Cronaca locale

Quando Zunino pagò l’uomo di Penati

Più che «ex Stalingrado», pareva il Bengodi. Sesto San Giovanni, ultima frontiera per gli affari del mattone. Aree industriali da riqualificare, centinaia di migliaia di metri quadri di terreni su cui costruire. Un business multimilionario che faceva gola agli immobiliaristi. Dall’ex Falck alla Ercole Marelli, una miniera d’oro per i costruttori. E per la politica.
Perché, secondo la Procura di Monza, per lavorare in quelle aree sarebbero state versate tangenti a nove zeri. Sotto forma di mazzette, ma anche di compravendite immobiliari e prestazione di servizi tutt’altro che limpide. Anzi, scrive il gip Anna Magelli nell’ordinanza con cui ha accolto la richiesta d’arresto per l’ex assessore Pasqualino Di Leva e l’architetto Marco Magni (respingendo invece quelle per Filippo Penati e il suo ex braccio destro Giordano Vimercati), attraverso «operazioni che presentavano all’evidenza macroscopiche anomalie», «portate a termine al solo scopo di costituire provviste per il pagamento di tangenti a favore di politici di Sesto San Giovanni». Un intero capitolo dell’ordinanza è dedicato a due personaggi già finiti in un’inchiesta milanese. Giuseppe Grossi - il re delle bonifiche - e Luigi Zunino, all’epoca numero uno della Risanamento. Un vortice di società - tra le tante Plurifinance srl, Alfa Alfa srl, Sirio Spa, Cascina Rubina srl, Sesto Sviluppo srl - che concludono affari ed emettono fatture fittizie. Tra queste ci sono anche le società di Piero Di Caterina.
Il motivo della presenza di Di Caterina in questa palude di interessi incrociati, lo spiega l’avvocato Giovanni Camozzi, uno dei protagonisti di quelle operazioni.

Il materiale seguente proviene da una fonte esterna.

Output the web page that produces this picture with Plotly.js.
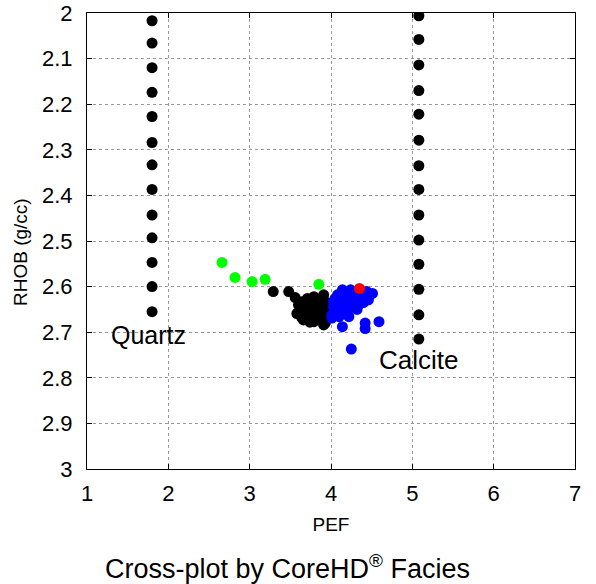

Camozzi, sentito a verbale il 25 gennaio del 2010 - ricostruisce i rapporti tra l’Immobiliare Cascina Rubina (di Zunino) e la Caronte di Di Caterina, che fra il 2006 e il 2008 aveva emesso fatture con la causale «marketing territoriale per la promozione della riconversione delle aree Falck di Sesto San Giovanni». «Ricordo - spiega l’avvocato - che Zunino mi ordinò di stipulare un contratto con la società di Di Caterina. Zunino mi disse che per accrescere l’immagine del gruppo Risanamento era necessario anche un appoggio politico che Di Caterina, uomo legato all’allora presidente della provincia di Milano Filippo Penati, poteva dare. Dopo aver pagato la prima fattura che se non ricordo male ammontava a 750mila euro più Iva, non ho pagato le altre perché mi sono reso conto che la società di Di Caterina di fatto non svolgeva alcuna attività». Lo stesso Di Caterina ricorda come «Zunino e Grossi avevano l’esigenza di acquistare aree marginali e proprietà immobiliari adiacenti alle aree ex Falck. La necessità di contattare i due imprenditori mi fu rappresentata dall’assessore Di Leva che mi fece capire in maniera esplicita che l’unico modo per essere introdotto nell’affare dello sviluppo immobiliare era quello di allacciare rapporti con loro». Cosa accade? Che «Di Leva mi disse che aveva necessità di 1,5 milioni di euro per fare fronte alle difficoltà finanziarie della Pro Sesto e di due giornali locali. Mi disse di andare a dire ai miei amici Grossi e Camozzi di questa necessità».
Ma l’operazione Marelli-Falck faceva gola anche alle coop rosse, con un occhio a Roma. «Fu subito chiaro - spiega l’imprenditore Luca Pasini, l’altro accusatore di Penati - che la parte convenzionata di costruzioni doveva essere appannaggio delle cooperative, possibilmente insieme all’intera parte residenziale». Dalle coop al Pd.

Perché «Vimercati - sottolinea Pasini - disse che le cooperative avrebbero garantito la parte romana del partito».